Start Supplied records

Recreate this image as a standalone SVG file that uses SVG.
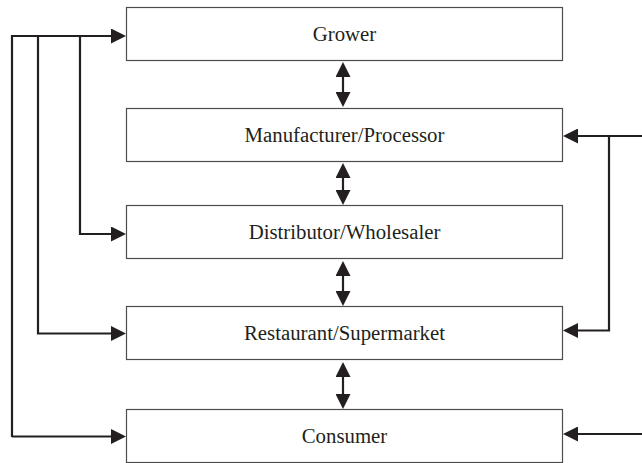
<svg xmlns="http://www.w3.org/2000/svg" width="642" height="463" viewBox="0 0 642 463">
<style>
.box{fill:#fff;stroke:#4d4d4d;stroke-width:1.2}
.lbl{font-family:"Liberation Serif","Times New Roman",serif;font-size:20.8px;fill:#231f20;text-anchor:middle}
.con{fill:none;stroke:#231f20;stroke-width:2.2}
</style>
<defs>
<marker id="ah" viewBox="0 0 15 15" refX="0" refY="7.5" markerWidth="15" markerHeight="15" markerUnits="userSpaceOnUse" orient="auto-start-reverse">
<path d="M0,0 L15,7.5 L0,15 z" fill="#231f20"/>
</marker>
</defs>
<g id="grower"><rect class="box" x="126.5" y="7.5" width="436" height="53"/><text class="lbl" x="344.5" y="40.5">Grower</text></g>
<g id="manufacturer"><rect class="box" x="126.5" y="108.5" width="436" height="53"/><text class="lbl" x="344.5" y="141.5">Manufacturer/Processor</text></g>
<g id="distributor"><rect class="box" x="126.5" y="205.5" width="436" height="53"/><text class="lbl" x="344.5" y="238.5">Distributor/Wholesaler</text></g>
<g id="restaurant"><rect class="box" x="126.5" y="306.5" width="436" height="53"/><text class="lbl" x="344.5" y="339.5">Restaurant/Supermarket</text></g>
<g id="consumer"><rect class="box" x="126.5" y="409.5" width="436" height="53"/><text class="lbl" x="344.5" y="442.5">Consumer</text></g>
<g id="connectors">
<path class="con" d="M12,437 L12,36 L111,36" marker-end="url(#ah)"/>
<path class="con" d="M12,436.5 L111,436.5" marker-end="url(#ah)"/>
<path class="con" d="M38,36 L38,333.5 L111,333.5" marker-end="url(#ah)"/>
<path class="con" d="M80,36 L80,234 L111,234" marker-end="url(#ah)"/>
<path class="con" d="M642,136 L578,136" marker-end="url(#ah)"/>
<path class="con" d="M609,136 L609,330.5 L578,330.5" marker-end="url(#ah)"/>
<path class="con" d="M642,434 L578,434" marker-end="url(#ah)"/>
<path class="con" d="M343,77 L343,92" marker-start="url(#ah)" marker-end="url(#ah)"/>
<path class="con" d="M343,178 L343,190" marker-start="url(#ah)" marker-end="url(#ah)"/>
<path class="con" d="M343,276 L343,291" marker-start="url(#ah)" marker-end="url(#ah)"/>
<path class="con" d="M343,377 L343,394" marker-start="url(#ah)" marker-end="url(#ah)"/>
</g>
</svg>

End Supplied records
Start Supplied records

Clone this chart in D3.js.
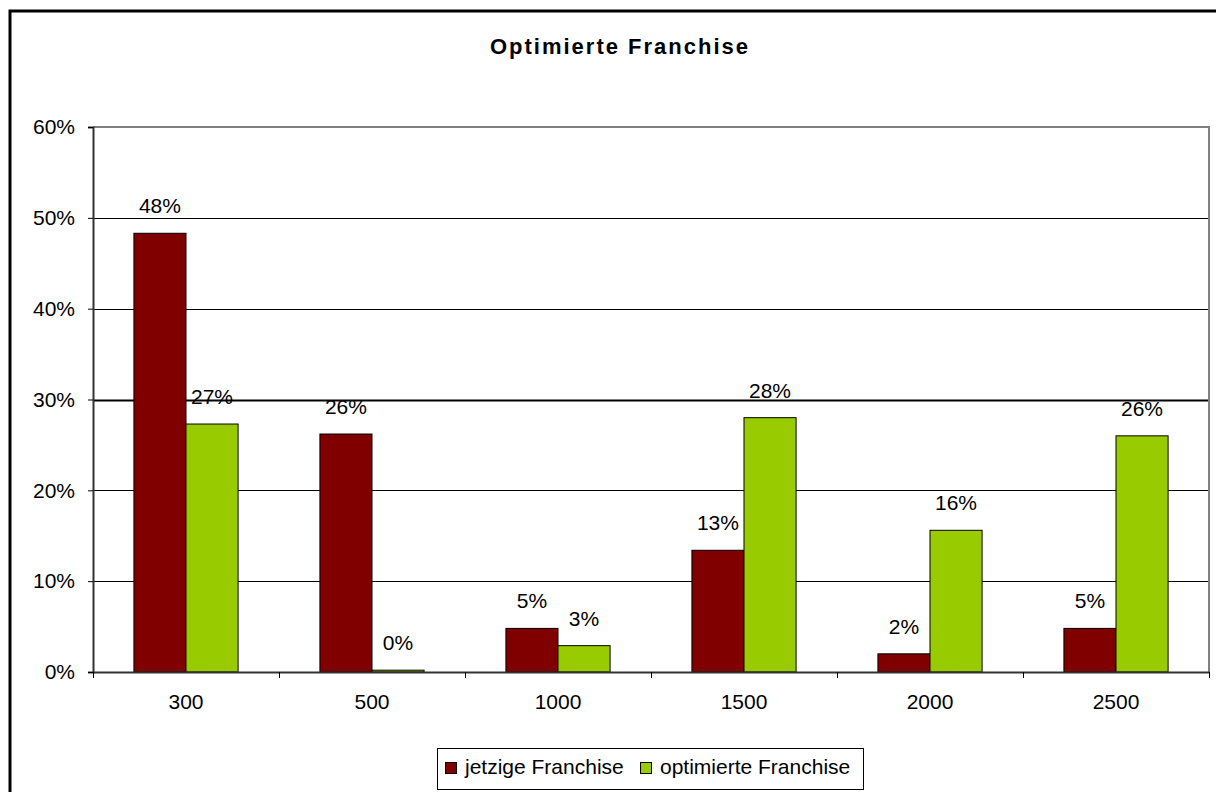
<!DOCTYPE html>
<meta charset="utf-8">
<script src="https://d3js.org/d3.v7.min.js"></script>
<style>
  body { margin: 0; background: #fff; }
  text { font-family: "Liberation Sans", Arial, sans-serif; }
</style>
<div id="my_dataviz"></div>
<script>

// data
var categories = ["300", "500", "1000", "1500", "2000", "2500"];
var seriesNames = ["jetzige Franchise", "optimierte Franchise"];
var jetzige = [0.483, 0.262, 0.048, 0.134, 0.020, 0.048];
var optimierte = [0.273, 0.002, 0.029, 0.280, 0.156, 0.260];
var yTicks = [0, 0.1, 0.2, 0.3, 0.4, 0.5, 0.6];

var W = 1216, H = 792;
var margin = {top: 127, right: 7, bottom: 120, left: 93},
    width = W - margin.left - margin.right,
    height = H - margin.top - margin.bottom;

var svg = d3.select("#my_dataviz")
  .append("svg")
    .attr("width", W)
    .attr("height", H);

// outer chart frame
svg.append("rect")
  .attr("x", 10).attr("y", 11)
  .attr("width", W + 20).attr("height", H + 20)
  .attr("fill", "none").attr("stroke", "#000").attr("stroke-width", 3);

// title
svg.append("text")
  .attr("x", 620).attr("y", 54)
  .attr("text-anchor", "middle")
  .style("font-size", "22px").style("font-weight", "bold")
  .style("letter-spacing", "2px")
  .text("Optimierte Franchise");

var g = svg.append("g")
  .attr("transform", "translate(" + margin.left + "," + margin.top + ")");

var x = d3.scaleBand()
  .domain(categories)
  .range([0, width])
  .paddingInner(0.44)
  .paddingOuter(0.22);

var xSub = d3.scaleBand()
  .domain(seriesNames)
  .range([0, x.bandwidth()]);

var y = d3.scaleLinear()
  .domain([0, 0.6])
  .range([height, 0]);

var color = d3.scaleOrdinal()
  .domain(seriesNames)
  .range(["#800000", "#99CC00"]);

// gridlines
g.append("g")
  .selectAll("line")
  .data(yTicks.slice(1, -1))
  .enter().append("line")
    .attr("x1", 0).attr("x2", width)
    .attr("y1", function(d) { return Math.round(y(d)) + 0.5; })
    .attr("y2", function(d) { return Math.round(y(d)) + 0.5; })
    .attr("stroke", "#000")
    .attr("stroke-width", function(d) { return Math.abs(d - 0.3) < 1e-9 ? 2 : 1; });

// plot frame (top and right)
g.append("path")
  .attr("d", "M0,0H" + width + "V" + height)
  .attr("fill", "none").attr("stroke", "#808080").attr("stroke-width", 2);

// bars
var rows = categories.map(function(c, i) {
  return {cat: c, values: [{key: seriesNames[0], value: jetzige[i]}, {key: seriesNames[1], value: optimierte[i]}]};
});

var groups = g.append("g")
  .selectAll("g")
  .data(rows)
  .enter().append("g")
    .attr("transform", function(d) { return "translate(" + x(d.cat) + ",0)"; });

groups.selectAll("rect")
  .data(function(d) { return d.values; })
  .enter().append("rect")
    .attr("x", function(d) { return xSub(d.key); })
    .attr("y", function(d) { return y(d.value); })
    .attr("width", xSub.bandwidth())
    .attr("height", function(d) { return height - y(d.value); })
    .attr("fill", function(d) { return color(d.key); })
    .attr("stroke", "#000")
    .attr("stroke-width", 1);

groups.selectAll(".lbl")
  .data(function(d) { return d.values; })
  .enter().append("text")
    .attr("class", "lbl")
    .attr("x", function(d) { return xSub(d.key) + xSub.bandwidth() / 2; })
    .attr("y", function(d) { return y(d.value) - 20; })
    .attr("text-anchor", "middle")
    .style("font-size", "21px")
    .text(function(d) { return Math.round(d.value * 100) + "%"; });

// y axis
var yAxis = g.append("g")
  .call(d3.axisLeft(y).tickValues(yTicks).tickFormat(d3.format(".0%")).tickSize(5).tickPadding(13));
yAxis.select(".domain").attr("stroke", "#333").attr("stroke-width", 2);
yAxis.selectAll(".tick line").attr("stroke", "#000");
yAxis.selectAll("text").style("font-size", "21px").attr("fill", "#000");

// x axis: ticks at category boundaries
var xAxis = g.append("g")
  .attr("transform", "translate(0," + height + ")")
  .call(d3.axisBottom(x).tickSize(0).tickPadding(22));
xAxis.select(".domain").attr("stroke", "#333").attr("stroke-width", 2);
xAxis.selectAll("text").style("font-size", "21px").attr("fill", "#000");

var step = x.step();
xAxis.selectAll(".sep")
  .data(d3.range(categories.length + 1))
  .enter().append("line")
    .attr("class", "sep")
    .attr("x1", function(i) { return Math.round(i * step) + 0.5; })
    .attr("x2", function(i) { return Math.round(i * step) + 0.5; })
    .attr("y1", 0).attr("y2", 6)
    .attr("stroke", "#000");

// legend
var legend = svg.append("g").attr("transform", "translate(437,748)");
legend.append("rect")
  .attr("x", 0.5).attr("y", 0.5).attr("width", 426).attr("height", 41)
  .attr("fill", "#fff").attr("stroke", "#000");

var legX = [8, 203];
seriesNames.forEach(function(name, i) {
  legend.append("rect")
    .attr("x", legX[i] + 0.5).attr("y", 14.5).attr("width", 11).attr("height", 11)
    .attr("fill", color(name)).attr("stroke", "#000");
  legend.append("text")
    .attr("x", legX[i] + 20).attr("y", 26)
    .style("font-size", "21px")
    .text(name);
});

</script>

End Supplied records

Short task: From the entries above, extract each line containing "this".

Answer below:
Recreate this image as a standalone SVG file that uses SVG.
Clone this chart in D3.js.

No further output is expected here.